I was plotting things today and I found a funny peak in the distribution of gene size and I was wondering if any of you have encountered something similar.
This is what I did:
- download iGenomes UCSC hg19
- under Annotation/genes there is a genes.gtf
- take all exons and create bed file with most 3' exon location and most 5' exon location
- plot geneend-genestart from the bed file created at step 3 (image above)
I used log scale since there is a big tail, I wanted to be able to visualize it better. The peak around 2^25 is ~28.5Mb and I do see quite a few genes with that size. I was thinking I might have done step3 wrong but I couldn't find anything wrong w/the code
The code for plotting is as follows
ee = read.table('exons.bed', sep="\t")
hist(log2(ee[,3]-ee[,2]), breaks=1000, main="log length of gene body")
thanks, i need to learn the ucsc tables one of these days.
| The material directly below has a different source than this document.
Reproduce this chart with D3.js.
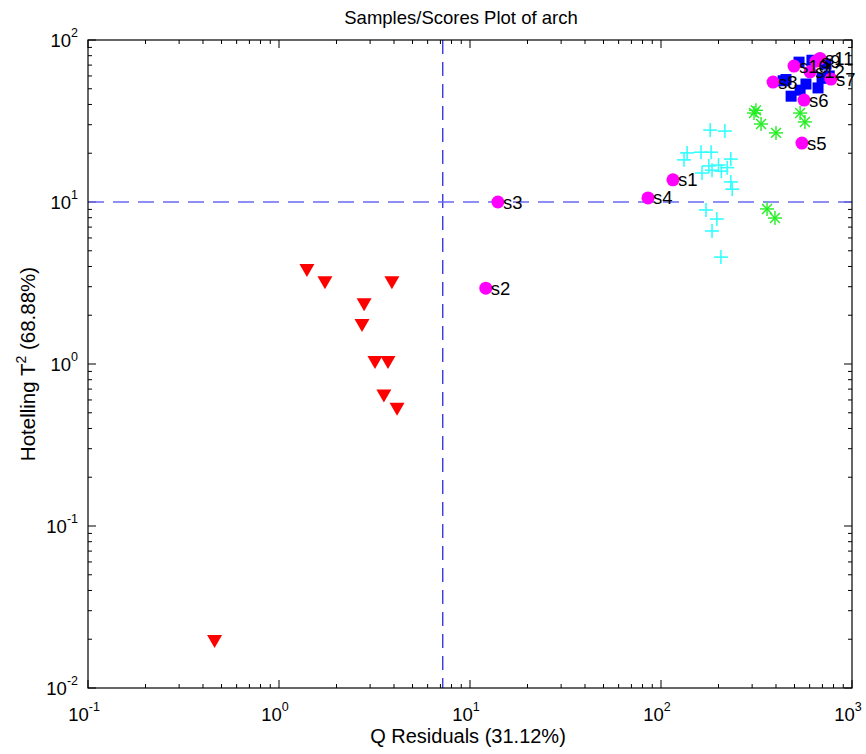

My problem was that I did not notice that the gtf file from iGenomes included the alternative chromosomes and genes that map to them, thus I was combining exons in genes across different chromosome and that gene_ids are not unique
Out of interest, anyway to represent the x-axis as number of basepairs?
I'm trying to see a distribution of genes and the lengths (measured in base pairs)
If you use base pairs instead of log(base pairs) as x-axis, the plot will be skewed to the right and less informative.